My Painting Idea
I initially had a different idea for this painting. I had a sketch I made on the windows app Sketchbook and I had planned to make it a mixed media painting similar to one I had done in the past of Shiva.
I started painting although I didn’t want to paint. I’ve spent the past month not into art. This was just an attempt to get back into painting since I knew I enjoyed it. I was just dealing with being depressed.
I realize now I didn’t even bring my sketch with me to my “workspace”. My workspace is counter space in the kitchen. There’s a lot of counter space down there. My “workspace” moves around the house a lot.
I started painting but I couldn’t concentrate. I had this anger I’ve been trying to suppress for a while. I tried to calm myself down, tell myself I was being irrational, breath, count to 10, but I couldn’t. I usually couldn’t nowdays. I also tried to meditate in the past and I could never bring myself to silence my mind or let my thoughts just flow by as temporary things.
Some Back Story on Why
Let’s go back a few days. I was listening to a shit load of audio books because I was desperately trying to distract myself from my emotions. I rarely retained anything from any of them. I was listening to a book which said something that resonated with me. I didn’t really like the book in its entirety but it did say one thing that resonated; a lot of the bullshit we are now has to do with traumatic things that happened in the past which we chose to develop coping techniques rather than deal with it. The advice after that was garbage but it did remind me to be compassionate with myself and the times I caught myself being a bullshit person.
I reflected on the idea that I was not an introvert, although the energy of other people does leave me drained. I reflected on the idea that I suppress my intuition because most people don’t comprehend how intuitive my soul is. I did a lot of reflecting. I looked at the exact moments that caused me to develop coping mechanism that hindered my progress.
That didn’t quite take away this anger & resentment I kept harvesting.

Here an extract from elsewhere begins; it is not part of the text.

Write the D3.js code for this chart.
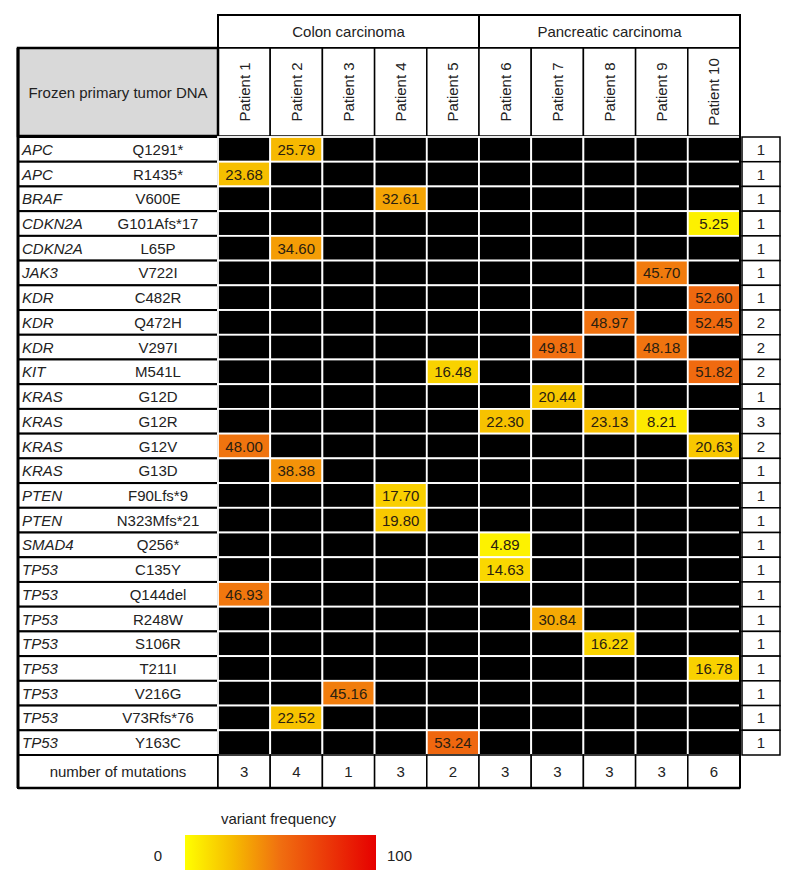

The Master Piece & Painting Meaning
While I was trying to start on this ideal painting of Shiva/monk/buddha I just really didn’t feel like using technique. I didn’t feel like trying to be perfect, or nice, or acceptable, or ideal. I just wanted it to be what it was. You can hurt, hate, be sad, etc. That shit is normal. We’re human. Shit isn’t perfect. Life begins with suffering. You grow because of suffering. Sometimes suffering fucks you up but you become self-aware, forgive yourself, love and understand yourself, and you keep it moving. When you know better you do better. When you flow with the energy it’s easier to manipulate and manuever it. When you understand why you do what you do… you can forgive people without them ever apologizing or realizing the type of toxic person/people they are. You love you some you so you just… love yourself.
Even when you can’t om, there’s om there in all the bullshit.